Azure billing issue causes downtime

Published

June 11, 2018

Summary

On June 11, 2018, the cloud vendor notified ds-instr that the data8-17f-prod subscription was canceled due to its usage cap. The educator portal confirmed that the spend had surpassed the budget. After additional funds were allocated to the subscription, a portion of the VMs were manually started. The hub came back online after pods were forcibly deleted and nodes were cordoned.

Timeline

2018-06-11 9:02a

ds-instr received an email from the cloud vendor:

The following subscriptions under your Microsoft Azure sponsorships for ds-instr@berkeley.edu have recently become canceled. Because these subscription(s) are canceled, all services have been suspended but no data has been lost. You have 90 days from the date of cancellation before Microsoft will delete the subscription and all attached data. Please use the Educator Portal to reactivate the subscription(s).

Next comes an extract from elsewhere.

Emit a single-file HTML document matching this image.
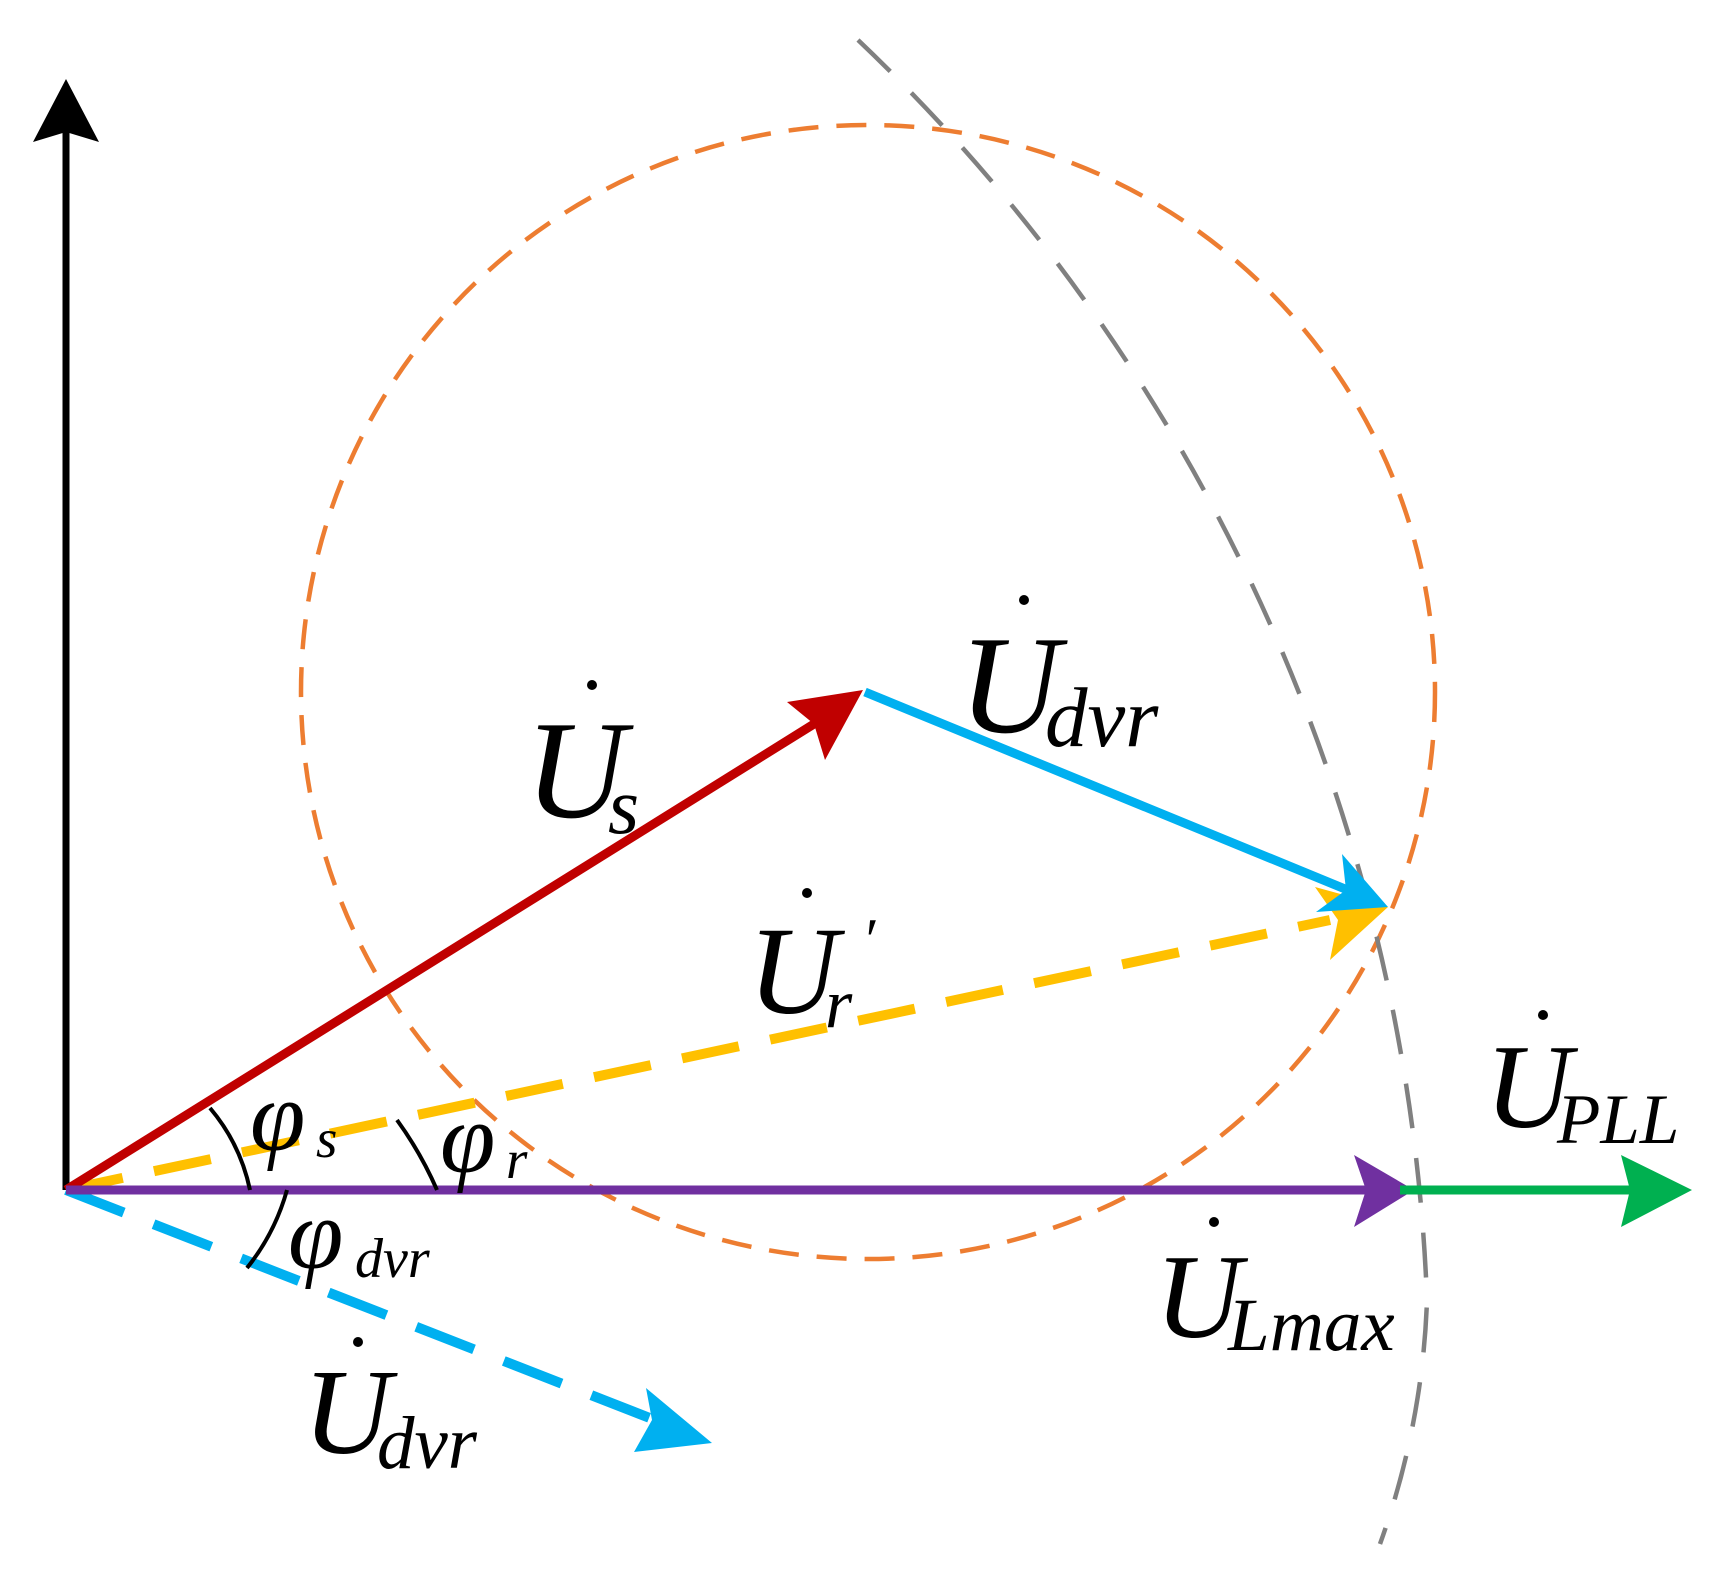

Subscription Name Subscription Id Canceled Reason
data8-17f-prod omitted here Subscription Cap

9:29

The subscription status was confirmed at https://www.microsoftazuresponsorships.com/Manage. In order to allocate additional budget to data8-17f-prod, budget for other subscriptions had to be reduced.

9:40

VMs were turned on at https://portal.azure.com: 3 nodes in each node pool, the nfs server, the kubernetes master, and the database server.

9:45

The hub was unreachable even though the VMs were online. The hub and proxy pods were shown as Running and all nodes were shown as online even though some nodes had not been started. The offline cluster nodes were manually cordoned. All pods had to be forcibly deleted before they would start.

10:14

The Billing Alert Service was checked at https://account.azure.com/Subscriptions/alert?subscriptionId=06f94ac5-b029-411f-8896-411f3c6778b4 and it was discovered that alerts were no longer registered.

Conclusion

There were insufficient funds on the subscription to persist its resources. The subscription budget was increased and the hub was brought back online. The billing alert service that was configured to prevent such incidents did not function properly.

Action items

Process

  1. Do not use subscription portal billing alerts.
  2. Manually check subscription usage via an unattended process.